There may be more trouble coming for the Big East if the Big Ten decides to move forward again in a few years; already there are rumblings that it might go to 14 teams, with an eye on Georgia Tech and Maryland, which would significantly increase its television footprint.

If that happens, the ACC will be forced to react (UConn? Syracuse? Rutgers?) with what surely would be a fatal blow to Big East football.

“We have to have an identity,’’ said Marinatto, while adding that he isn’t sure what that identity will be once all of the deals are done.

Marinatto concedes he is taking a gamble, but he may have a hole card if NBC/Comcast and Fox come in and elevate the offer in the fall of 2012.

“It’s the bottom of the ninth, and we’re at bat,’’ said Marinatto, meaning that all the other conference contracts are done. “We need to get the best deal we can get to help secure our future.’’

Then there is the ongoing basketball/football battle being waged internally in the Big East. The basketball schools are already frustrated by having to make a 16-team work. It could go to 18 and perhaps as many as 20 if some of the football schools get their wish to increase that sport to 12 teams, which would allow for a conference championship game and more money.

A basketball-football split seems a question of when, not if.
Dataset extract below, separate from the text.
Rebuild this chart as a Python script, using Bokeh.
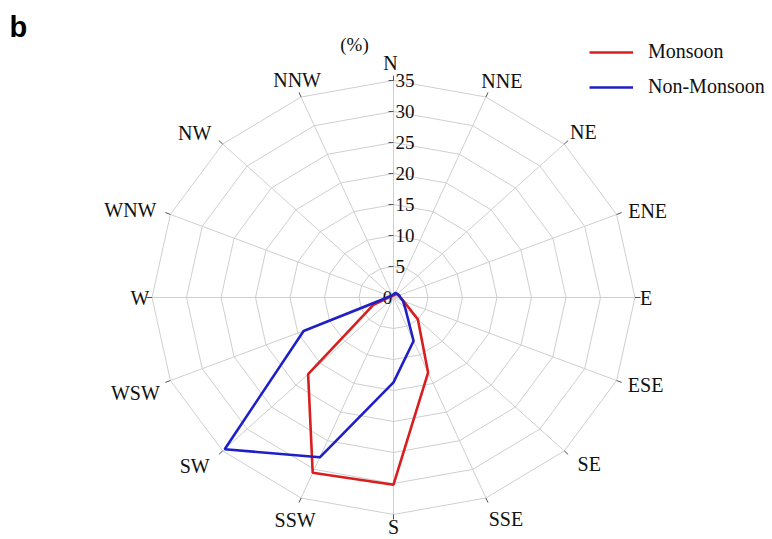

UConn coach Jim Calhoun foresees the split coming sooner rather than later, which would leave the Big East with an eight-team basketball league of Marquette, DePaul, Seton Hall, Villanova, Georgetown, St. John’s, Providence and perhaps Notre Dame and a football branch of UConn, Louisville, Cincinnati, South Florida, Pittsburgh, West Virginia, Syracuse, Rutgers, TCU, and, for the sake of argument, Central Florida.

To maximize the money, the Big East would need to add two teams — Army? Navy? Houston? Memphis? East Carolina? — to get back to the 12-team minimum for a football championship game. And it will need a television contract to make that worthwhile.

When Dave Gavitt was running the Big East, it was strictly a basketball conference whose members had similar agendas. When Mike Tranghese succeeded Gavitt, he guided the conference through basketball expansion and the creation of a football branch.

Suddenly the job became harder. Much harder, requiring strong leadership as well as internal unity to make it all work.

If Marinatto can pull it off, he deserves praise.

Right now, we don’t see it happening.